The second session of the Spring 2018 semester of the USC Law & Global Health Collaboration focused on reproductive health. Professor Michele Goodwin, who holds the Chancellor’s Professorship at the University of California, Irvine (UCI) with appointments at the School of Law, School of Public Health, and Department of Gender and Sexuality Studies, discussed the current era of backlash we are living in and the impacts of the Trump administration’s laws and policies on reproductive health.
Professor Goodwin is the founder and director of the Center for Biotechnology and Global Health Policy and its Reproductive Justice Initiative at UCI.
Professor Gruskin, Director of the Program on Global Health & Human Rights, welcomed everyone to the 2017-2018 USC Law & Global Health Collaboration meeting on Tuesday, February 13th at the Gould School of Law at USC. The focus of this presentation and discussion was reproductive justice in an era of backlash to progress and support a research agenda at USC for students and faculty.

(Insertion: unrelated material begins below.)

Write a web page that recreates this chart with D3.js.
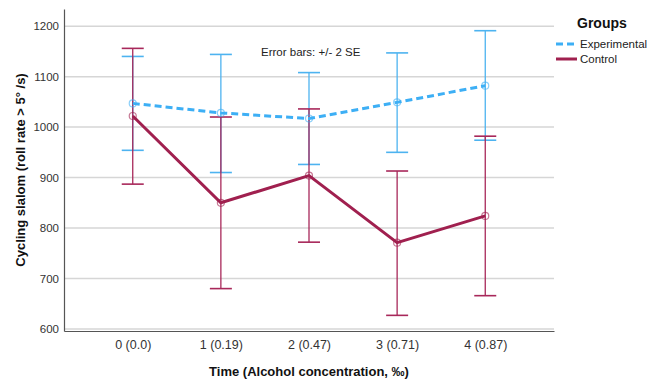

Professor Michele Goodwin, who holds the Chancellor’s Professorship at the University of California, Irvine (UCI) with appointments at the School of Law, School of Public Health, and Department of Gender and Sexuality Studies, began with a history of reproductive rights in the United States. She talked about how this year marks the 50th anniversary of Dr. King’s assassination, and the fact that, perhaps to the surprise of many, he was awarded Planned Parenthood’s first Margaret Sanger Award in 1966. Professor Goodwin noted that during this time he and Corretta Scott King talked about the importance of women having control over their reproductive health care rights, and saw this as connected to, and not distinct from, the fight for racial equality. Over the course of her talk, Professor Goodwin connected movements for racial equality with women’s independence, autonomy, and equality in ways that truly inspired the audience.
Professor Goodwin’s talk focused on the range of barriers to reproductive rights that women are experiencing within the United States, noting that since 2010-we have seen a drastic increase in anti-contraception and anti-abortion laws at the state level. Globally, with Trump’s restrictions to funding known as the ‘global gag rule,’ health care access for poor girls and women in developing countries that continue to receive US aid is also very much in jeopardy.
Professor Goodwin connected reproductive rights to the issue of mass incarceration; she shed light on the fact that the U.S. has the highest incarceration rates in the world, including the highest rates of incarcerated women. In this vein, the U.S. incarcerates more women than Russia, Thailand and Mexico combined. She also noted an increase in women being sent to jail for ‘hurting’ their fetuses, and that overwhelmingly these are Black and Latino women. She continued to say: Why aren’t we talking about this enough?
After Professor Goodwin’s presentation, she answered a range of questions from the audience. In the context of questions, she stated the need for women to run for office, and for everyone to vote and to vote smartly with attention to the range of issues she had presented.
The Law and Global Collaboration Fund would like to thank Dr. Goodwin for her time and engagement in this timely and important work.